How It Compares to Other Dark Manga
If you’ve read other dark or violent manga, this table may help you calibrate what to expect. If you haven’t, feel free to skip it — the content warnings above tell you everything you need to know.
| Series | Violence Level | Sexual Content | Tone |
|---|---|---|---|
| Tokyo Ghoul | High | Minimal | Dark but hopeful |
| Berserk | Extreme | Present (including assault) | Dark, mythic |
| Gantz | Extreme | Heavy, especially early | Dark, nihilistic, escalating |
| Attack on Titan | High | None | Dark, political |
Gantz is more sexually explicit than Berserk and more graphically violent than Tokyo Ghoul. If you’ve read and enjoyed Berserk’s darker content, you’ll likely be able to handle Gantz.
An Honest Assessment
Here’s the thing: Gantz is uneven. The early volumes have a lot of gratuitous sexualization that feels juvenile. The pacing sometimes drags. Some character decisions are frustrating by design (Kurono is meant to be a frustrating person early on).

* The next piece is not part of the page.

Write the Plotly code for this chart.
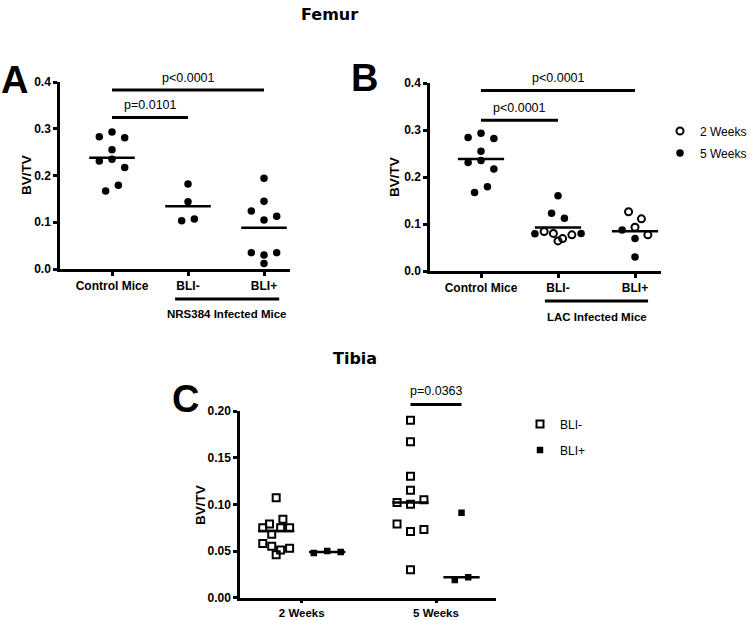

But if you push through? The Osaka arc is a genuine turning point. The scale of the story keeps expanding in ways that feel earned. The art becomes increasingly jaw-dropping. And the central question — what is Gantz, and what does it all mean? — drives you forward through all 37 volumes.
It’s not a masterpiece from page one. It’s a series that earns its reputation over time. And by the time you hit the later arcs, you’ll understand why people are still talking about it years after it ended.
The Bottom Line
If you’re looking to read Gantz manga online, the honest answer is that you’ll need to buy it — but the omnibus editions make that very manageable. Grab Omnibus Vol. 1, get through the first mission, and you’ll know pretty quickly whether this wild, brutal, fascinating series is for you.